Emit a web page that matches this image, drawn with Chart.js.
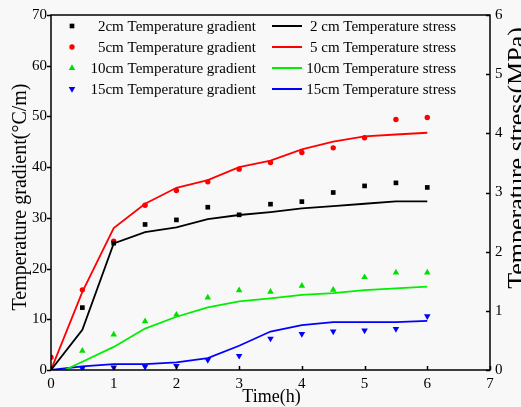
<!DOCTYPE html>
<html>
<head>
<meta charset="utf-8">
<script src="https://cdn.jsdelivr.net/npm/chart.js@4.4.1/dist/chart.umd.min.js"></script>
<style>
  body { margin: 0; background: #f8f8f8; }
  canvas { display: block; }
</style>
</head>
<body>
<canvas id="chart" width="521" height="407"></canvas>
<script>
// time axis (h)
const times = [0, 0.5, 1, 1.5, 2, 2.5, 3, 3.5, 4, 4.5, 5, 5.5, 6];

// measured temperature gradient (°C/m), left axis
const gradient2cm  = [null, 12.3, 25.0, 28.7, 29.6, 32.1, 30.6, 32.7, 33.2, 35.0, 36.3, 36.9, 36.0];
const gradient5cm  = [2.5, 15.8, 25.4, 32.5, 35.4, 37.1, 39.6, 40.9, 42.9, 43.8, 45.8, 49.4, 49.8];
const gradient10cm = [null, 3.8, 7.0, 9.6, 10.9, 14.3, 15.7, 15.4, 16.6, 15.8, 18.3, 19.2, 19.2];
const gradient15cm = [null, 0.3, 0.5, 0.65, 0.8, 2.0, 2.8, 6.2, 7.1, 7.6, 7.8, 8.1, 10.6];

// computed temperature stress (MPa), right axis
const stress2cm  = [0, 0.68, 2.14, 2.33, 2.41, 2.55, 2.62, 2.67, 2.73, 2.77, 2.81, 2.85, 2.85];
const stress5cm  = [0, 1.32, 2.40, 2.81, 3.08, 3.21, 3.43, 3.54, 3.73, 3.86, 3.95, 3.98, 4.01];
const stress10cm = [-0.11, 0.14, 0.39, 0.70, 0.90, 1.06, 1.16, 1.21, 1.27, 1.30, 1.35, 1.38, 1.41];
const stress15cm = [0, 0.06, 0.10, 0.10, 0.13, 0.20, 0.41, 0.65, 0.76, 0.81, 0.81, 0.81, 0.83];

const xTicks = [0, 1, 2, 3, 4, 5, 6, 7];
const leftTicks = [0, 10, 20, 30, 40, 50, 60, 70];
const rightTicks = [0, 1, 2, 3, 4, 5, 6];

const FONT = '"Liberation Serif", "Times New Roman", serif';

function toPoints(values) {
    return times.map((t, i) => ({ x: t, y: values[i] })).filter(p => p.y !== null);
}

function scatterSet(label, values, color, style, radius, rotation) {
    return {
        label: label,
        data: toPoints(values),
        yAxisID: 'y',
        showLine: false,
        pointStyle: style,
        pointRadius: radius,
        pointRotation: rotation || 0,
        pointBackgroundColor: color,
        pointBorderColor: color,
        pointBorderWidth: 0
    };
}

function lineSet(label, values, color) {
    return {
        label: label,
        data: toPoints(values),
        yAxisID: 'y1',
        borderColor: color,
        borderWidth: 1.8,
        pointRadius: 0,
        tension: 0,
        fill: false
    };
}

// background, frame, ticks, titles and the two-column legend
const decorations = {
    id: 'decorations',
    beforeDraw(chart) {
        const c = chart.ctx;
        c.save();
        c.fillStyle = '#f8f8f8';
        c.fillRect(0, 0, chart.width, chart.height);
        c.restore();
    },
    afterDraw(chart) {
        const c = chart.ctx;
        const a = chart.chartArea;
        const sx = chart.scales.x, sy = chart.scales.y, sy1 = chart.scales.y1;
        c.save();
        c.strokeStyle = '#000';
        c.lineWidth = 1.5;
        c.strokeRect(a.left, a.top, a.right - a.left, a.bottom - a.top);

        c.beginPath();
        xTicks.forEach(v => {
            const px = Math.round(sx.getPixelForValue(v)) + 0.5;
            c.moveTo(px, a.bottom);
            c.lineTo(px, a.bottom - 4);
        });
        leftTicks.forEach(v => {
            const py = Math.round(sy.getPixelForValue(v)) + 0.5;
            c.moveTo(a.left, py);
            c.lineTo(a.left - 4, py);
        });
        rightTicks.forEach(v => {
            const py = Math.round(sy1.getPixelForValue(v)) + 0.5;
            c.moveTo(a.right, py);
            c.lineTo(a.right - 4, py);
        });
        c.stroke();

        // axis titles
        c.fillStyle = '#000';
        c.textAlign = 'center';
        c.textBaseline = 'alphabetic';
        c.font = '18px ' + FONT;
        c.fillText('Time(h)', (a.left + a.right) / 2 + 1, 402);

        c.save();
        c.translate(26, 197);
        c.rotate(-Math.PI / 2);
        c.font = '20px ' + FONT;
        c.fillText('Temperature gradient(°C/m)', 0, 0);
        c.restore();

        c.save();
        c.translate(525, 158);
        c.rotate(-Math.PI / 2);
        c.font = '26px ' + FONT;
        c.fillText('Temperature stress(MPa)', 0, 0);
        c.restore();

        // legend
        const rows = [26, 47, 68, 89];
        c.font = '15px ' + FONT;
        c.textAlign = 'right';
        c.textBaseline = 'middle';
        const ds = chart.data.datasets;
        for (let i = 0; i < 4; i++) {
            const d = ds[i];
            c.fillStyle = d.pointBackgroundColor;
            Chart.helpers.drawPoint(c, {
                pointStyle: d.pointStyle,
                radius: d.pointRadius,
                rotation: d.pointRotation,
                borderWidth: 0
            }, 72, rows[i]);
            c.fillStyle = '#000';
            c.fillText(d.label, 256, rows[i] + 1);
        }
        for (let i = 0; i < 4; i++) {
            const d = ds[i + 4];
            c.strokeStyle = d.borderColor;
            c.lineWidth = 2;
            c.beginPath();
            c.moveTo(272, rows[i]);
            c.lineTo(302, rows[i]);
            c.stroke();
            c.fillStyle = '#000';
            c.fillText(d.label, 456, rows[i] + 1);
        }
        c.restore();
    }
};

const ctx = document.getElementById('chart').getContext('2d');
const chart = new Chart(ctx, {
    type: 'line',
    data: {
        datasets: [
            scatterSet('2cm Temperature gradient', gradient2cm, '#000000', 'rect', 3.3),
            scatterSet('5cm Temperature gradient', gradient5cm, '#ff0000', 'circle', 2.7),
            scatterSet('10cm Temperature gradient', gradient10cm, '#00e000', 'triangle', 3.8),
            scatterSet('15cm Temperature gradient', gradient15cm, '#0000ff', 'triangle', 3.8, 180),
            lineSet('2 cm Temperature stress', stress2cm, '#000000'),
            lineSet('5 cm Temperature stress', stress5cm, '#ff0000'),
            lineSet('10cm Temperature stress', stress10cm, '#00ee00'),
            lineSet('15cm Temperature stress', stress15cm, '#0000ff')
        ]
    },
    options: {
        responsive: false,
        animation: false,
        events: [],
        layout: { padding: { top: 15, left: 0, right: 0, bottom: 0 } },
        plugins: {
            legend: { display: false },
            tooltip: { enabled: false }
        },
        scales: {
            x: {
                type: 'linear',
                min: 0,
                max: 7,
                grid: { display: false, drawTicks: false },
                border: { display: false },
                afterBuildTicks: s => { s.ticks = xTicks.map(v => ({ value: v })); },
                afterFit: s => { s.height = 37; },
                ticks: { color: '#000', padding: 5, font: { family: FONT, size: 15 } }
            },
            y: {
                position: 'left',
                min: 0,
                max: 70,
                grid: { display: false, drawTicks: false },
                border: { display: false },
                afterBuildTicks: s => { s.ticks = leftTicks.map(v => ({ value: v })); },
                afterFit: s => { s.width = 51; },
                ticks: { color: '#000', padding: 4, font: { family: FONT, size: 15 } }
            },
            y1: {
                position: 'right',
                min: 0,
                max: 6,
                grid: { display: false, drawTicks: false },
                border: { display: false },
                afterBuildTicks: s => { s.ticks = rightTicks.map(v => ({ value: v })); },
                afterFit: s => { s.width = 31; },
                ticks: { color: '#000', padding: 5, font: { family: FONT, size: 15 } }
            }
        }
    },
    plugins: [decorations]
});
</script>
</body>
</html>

What you are asked to do: The material above must be printed exactly, with its pictures left out.

Full response:
Emit a web page that matches this image, drawn with Chart.js.
<!DOCTYPE html>
<html>
<head>
<meta charset="utf-8">
<script src="https://cdn.jsdelivr.net/npm/chart.js@4.4.1/dist/chart.umd.min.js"></script>
<style>
  body { margin: 0; background: #f8f8f8; }
  canvas { display: block; }
</style>
</head>
<body>
<canvas id="chart" width="521" height="407"></canvas>
<script>
// time axis (h)
const times = [0, 0.5, 1, 1.5, 2, 2.5, 3, 3.5, 4, 4.5, 5, 5.5, 6];

// measured temperature gradient (°C/m), left axis
const gradient2cm  = [null, 12.3, 25.0, 28.7, 29.6, 32.1, 30.6, 32.7, 33.2, 35.0, 36.3, 36.9, 36.0];
const gradient5cm  = [2.5, 15.8, 25.4, 32.5, 35.4, 37.1, 39.6, 40.9, 42.9, 43.8, 45.8, 49.4, 49.8];
const gradient10cm = [null, 3.8, 7.0, 9.6, 10.9, 14.3, 15.7, 15.4, 16.6, 15.8, 18.3, 19.2, 19.2];
const gradient15cm = [null, 0.3, 0.5, 0.65, 0.8, 2.0, 2.8, 6.2, 7.1, 7.6, 7.8, 8.1, 10.6];

// computed temperature stress (MPa), right axis
const stress2cm  = [0, 0.68, 2.14, 2.33, 2.41, 2.55, 2.62, 2.67, 2.73, 2.77, 2.81, 2.85, 2.85];
const stress5cm  = [0, 1.32, 2.40, 2.81, 3.08, 3.21, 3.43, 3.54, 3.73, 3.86, 3.95, 3.98, 4.01];
const stress10cm = [-0.11, 0.14, 0.39, 0.70, 0.90, 1.06, 1.16, 1.21, 1.27, 1.30, 1.35, 1.38, 1.41];
const stress15cm = [0, 0.06, 0.10, 0.10, 0.13, 0.20, 0.41, 0.65, 0.76, 0.81, 0.81, 0.81, 0.83];

const xTicks = [0, 1, 2, 3, 4, 5, 6, 7];
const leftTicks = [0, 10, 20, 30, 40, 50, 60, 70];
const rightTicks = [0, 1, 2, 3, 4, 5, 6];

const FONT = '"Liberation Serif", "Times New Roman", serif';

function toPoints(values) {
    return times.map((t, i) => ({ x: t, y: values[i] })).filter(p => p.y !== null);
}

function scatterSet(label, values, color, style, radius, rotation) {
    return {
        label: label,
        data: toPoints(values),
        yAxisID: 'y',
        showLine: false,
        pointStyle: style,
        pointRadius: radius,
        pointRotation: rotation || 0,
        pointBackgroundColor: color,
        pointBorderColor: color,
        pointBorderWidth: 0
    };
}

function lineSet(label, values, color) {
    return {
        label: label,
        data: toPoints(values),
        yAxisID: 'y1',
        borderColor: color,
        borderWidth: 1.8,
        pointRadius: 0,
        tension: 0,
        fill: false
    };
}

// background, frame, ticks, titles and the two-column legend
const decorations = {
    id: 'decorations',
    beforeDraw(chart) {
        const c = chart.ctx;
        c.save();
        c.fillStyle = '#f8f8f8';
        c.fillRect(0, 0, chart.width, chart.height);
        c.restore();
    },
    afterDraw(chart) {
        const c = chart.ctx;
        const a = chart.chartArea;
        const sx = chart.scales.x, sy = chart.scales.y, sy1 = chart.scales.y1;
        c.save();
        c.strokeStyle = '#000';
        c.lineWidth = 1.5;
        c.strokeRect(a.left, a.top, a.right - a.left, a.bottom - a.top);

        c.beginPath();
        xTicks.forEach(v => {
            const px = Math.round(sx.getPixelForValue(v)) + 0.5;
            c.moveTo(px, a.bottom);
            c.lineTo(px, a.bottom - 4);
        });
        leftTicks.forEach(v => {
            const py = Math.round(sy.getPixelForValue(v)) + 0.5;
            c.moveTo(a.left, py);
            c.lineTo(a.left - 4, py);
        });
        rightTicks.forEach(v => {
            const py = Math.round(sy1.getPixelForValue(v)) + 0.5;
            c.moveTo(a.right, py);
            c.lineTo(a.right - 4, py);
        });
        c.stroke();

        // axis titles
        c.fillStyle = '#000';
        c.textAlign = 'center';
        c.textBaseline = 'alphabetic';
        c.font = '18px ' + FONT;
        c.fillText('Time(h)', (a.left + a.right) / 2 + 1, 402);

        c.save();
        c.translate(26, 197);
        c.rotate(-Math.PI / 2);
        c.font = '20px ' + FONT;
        c.fillText('Temperature gradient(°C/m)', 0, 0);
        c.restore();

        c.save();
        c.translate(525, 158);
        c.rotate(-Math.PI / 2);
        c.font = '26px ' + FONT;
        c.fillText('Temperature stress(MPa)', 0, 0);
        c.restore();

        // legend
        const rows = [26, 47, 68, 89];
        c.font = '15px ' + FONT;
        c.textAlign = 'right';
        c.textBaseline = 'middle';
        const ds = chart.data.datasets;
        for (let i = 0; i < 4; i++) {
            const d = ds[i];
            c.fillStyle = d.pointBackgroundColor;
            Chart.helpers.drawPoint(c, {
                pointStyle: d.pointStyle,
                radius: d.pointRadius,
                rotation: d.pointRotation,
                borderWidth: 0
            }, 72, rows[i]);
            c.fillStyle = '#000';
            c.fillText(d.label, 256, rows[i] + 1);
        }
        for (let i = 0; i < 4; i++) {
            const d = ds[i + 4];
            c.strokeStyle = d.borderColor;
            c.lineWidth = 2;
            c.beginPath();
            c.moveTo(272, rows[i]);
            c.lineTo(302, rows[i]);
            c.stroke();
            c.fillStyle = '#000';
            c.fillText(d.label, 456, rows[i] + 1);
        }
        c.restore();
    }
};

const ctx = document.getElementById('chart').getContext('2d');
const chart = new Chart(ctx, {
    type: 'line',
    data: {
        datasets: [
            scatterSet('2cm Temperature gradient', gradient2cm, '#000000', 'rect', 3.3),
            scatterSet('5cm Temperature gradient', gradient5cm, '#ff0000', 'circle', 2.7),
            scatterSet('10cm Temperature gradient', gradient10cm, '#00e000', 'triangle', 3.8),
            scatterSet('15cm Temperature gradient', gradient15cm, '#0000ff', 'triangle', 3.8, 180),
            lineSet('2 cm Temperature stress', stress2cm, '#000000'),
            lineSet('5 cm Temperature stress', stress5cm, '#ff0000'),
            lineSet('10cm Temperature stress', stress10cm, '#00ee00'),
            lineSet('15cm Temperature stress', stress15cm, '#0000ff')
        ]
    },
    options: {
        responsive: false,
        animation: false,
        events: [],
        layout: { padding: { top: 15, left: 0, right: 0, bottom: 0 } },
        plugins: {
            legend: { display: false },
            tooltip: { enabled: false }
        },
        scales: {
            x: {
                type: 'linear',
                min: 0,
                max: 7,
                grid: { display: false, drawTicks: false },
                border: { display: false },
                afterBuildTicks: s => { s.ticks = xTicks.map(v => ({ value: v })); },
                afterFit: s => { s.height = 37; },
                ticks: { color: '#000', padding: 5, font: { family: FONT, size: 15 } }
            },
            y: {
                position: 'left',
                min: 0,
                max: 70,
                grid: { display: false, drawTicks: false },
                border: { display: false },
                afterBuildTicks: s => { s.ticks = leftTicks.map(v => ({ value: v })); },
                afterFit: s => { s.width = 51; },
                ticks: { color: '#000', padding: 4, font: { family: FONT, size: 15 } }
            },
            y1: {
                position: 'right',
                min: 0,
                max: 6,
                grid: { display: false, drawTicks: false },
                border: { display: false },
                afterBuildTicks: s => { s.ticks = rightTicks.map(v => ({ value: v })); },
                afterFit: s => { s.width = 31; },
                ticks: { color: '#000', padding: 5, font: { family: FONT, size: 15 } }
            }
        }
    },
    plugins: [decorations]
});
</script>
</body>
</html>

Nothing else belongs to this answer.